Real-World Signals & Momentum

  • Meta’s Ray-Ban Display glasses, priced around US$799, are being released in stages in late 2025.
  • Smart glasses are being positioned as companions to smartphones initially—hopefully offering notifications, navigation, translation, etc. Some prototypes are pairing with wristbands or “neural” bands for gesture control.
  • IDC projects smart glasses shipments increasing from low millions (2024) to tens of millions by 2029 as hardware improves and price points drop.

 

What’s Next: Where This Is Headed

  • True AR-First UX: Not just overlays, but with full spatial awareness and contextuality: recognising environment, lighting, objects.
  • AI Integration: On-device AI to reduce latency, privacy risks. Translation, captions, summarization, context-aware assistance.
  • Improved Displays / Optics: Micro-LEDs, waveguide tech, lighter lenses, better brightness and clarity under varying light.
  • Battery & Power Innovations: Solar capture, more efficient chipsets, energy harvesting.
  • Regulation & Social Norms: Laws or guidelines about recording, data collection via wearable cameras; social acceptance of wearing “smart eyewear.”

 

Conclusion

We are seeing a turning point in wearables.

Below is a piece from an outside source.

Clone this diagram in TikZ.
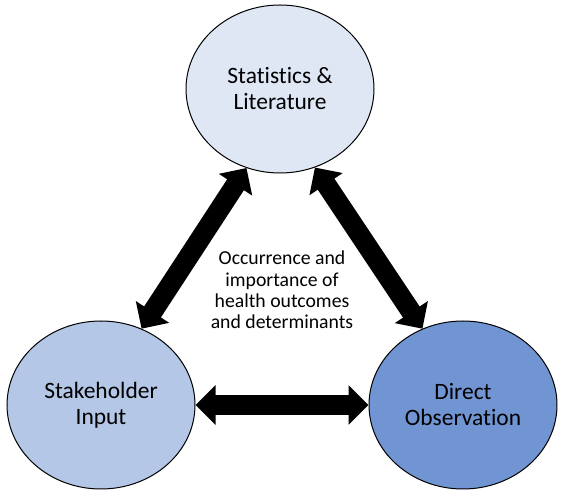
\documentclass[tikz,border=0pt]{standalone}
\usepackage{fontspec}
\setmainfont{Carlito}[Ligatures=NoCommon]
\usetikzlibrary{arrows.meta,shapes.geometric}
\definecolor{litfill}{HTML}{DFE7F5}
\definecolor{stakefill}{HTML}{B4C7E7}
\definecolor{obsfill}{HTML}{7195D3}
\tikzset{
  source/.style={ellipse,draw,line width=0.75pt,inner sep=0pt,
    minimum width=141pt,minimum height=126pt,align=center,
    font=\fontsize{17.6}{19.5}\selectfont},
  bigarrow/.style={line width=15pt,{Triangle[width=29pt,length=15pt]}-{Triangle[width=29pt,length=15pt]}}
}
\begin{document}
\begin{tikzpicture}[x=0.75pt,y=-0.75pt]
\useasboundingbox (0,0) rectangle (565,495);
\node[source,fill=litfill] (lit) at (280,89) {Statistics \&\\Literature};
\node[source,fill=stakefill] (stake) at (101,405) {Stakeholder\\Input};
\node[source,fill=obsfill] (obs) at (463,405) {Direct\\Observation};
\node[align=center,font=\fontsize{14.8}{16}\selectfont] (focus) at (282,290)
  {Occurrence and\\importance of\\health outcomes\\and determinants};
\draw[bigarrow] (lit.247) -- (stake.62);
\draw[bigarrow] (lit.294) -- (obs.118);
\draw[bigarrow] (stake.east) -- (obs.west);
\end{tikzpicture}
\end{document}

Smart glasses and AR wearables are no longer fringe gadgets—they are beginning to claim real, practical functions. While they won’t replace smartphones overnight, in 2025 they are staging the shift: notifications, translations, navigation, and more are increasingly accessible without pulling out the phone. For anyone watching, these years are crucial: for hardware builders, content creators, regulators, and consumers alike. Those who get in early may shape what this new category becomes.